An old HT becomes new

Post date: Mar 25, 2013 11:57:3 PM

After KF7ZIM's Baofeng UV-3R (Mark II) HT was dropped and lost, laid out in the rain for several days, and run over by at least one vehicle, it didn't want to work any more. (Imagine that!) Lacking funds to buy a new radio, he appealed to his parent. I offered him an old Alinco DJ-160 I'd acquired. The DJ-160 was a nice radio when it appeared 20 years ago, and it's still a solid rig with features not found on many cheap radios. This one was only lacking a couple of things -- a working battery pack and an antenna. I offered to buy him some batteries if the price was right.

Alexander ignored the warning label and opened the battery pack (voiding the warranty?) and was pleased to find that it was composed of AA cells -- cheap and easy to find. Someone had already replaced a couple of cells, but didn't do a very good job, and after abusing the old cells for a while and then sitting around for a few years, the

whole pack was a mess from leaked electrolyte. Rather than trying to solder consumer batteries (Why do cells with solder tabs have to be so much more expensive than "finished" cells? Grrrr...) I found a new pre-assembled NiMH pack (for remote controlled cars) at a good price, and ordered it for him.

Once it arrived, Alex cut the connector off, and we cleaned up the old voltage regulator board and soldered the new pack to it. He then managed to fit the whole thing back in the casing (double the capacity of the original NiCad cells!) and fastened together, and was delighted to find that the radio worked as advertised. But for how long? We had this fancy new NiMH battery pack, and nothing to charge it with!

A bit of research on battery chemistry, some Ohms Law calculations, and a look through the junk box, and he was in business. He found a suitable wall wart and used a resister pack to limit the current to an appropriate amount for a nice "dumb" 24-hour charge cycle. We stuck an ammeter in the circuit so I could keep an eye on things -- this was experimental, after all -- and left it charging until the next day, when we deemed the operation a success.

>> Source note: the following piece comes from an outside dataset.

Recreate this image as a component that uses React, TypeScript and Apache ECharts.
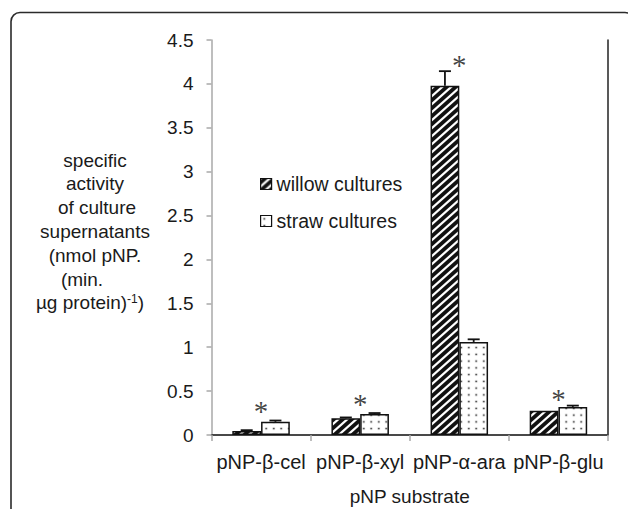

After printing a copy of the user manual, we only lacked an antenna. While I would like to find a low-cost "rubber duck" for him, I loaned him a BNC-to-RCA adapter and helped him build a temporary antenna that, while not as rugged, lets his radio outperform all of our HTs! I found a scrap of 10ga solid copper wire from some Romex, stripped one end and pounded it to spread it until it fit snugly into the RCA jack (this is the same design that I used with a 1.25m HT for a while), and we used a combination of frequency-vs.-wavelength calculations, error measurement, and cut-n-test w/ my network analyzer to get the perfect length for a 1/4-wave element. Good enough for beginners, and it provided a good opportunity to let principles of antenna design, complex impedance & resonance sink in through practical application.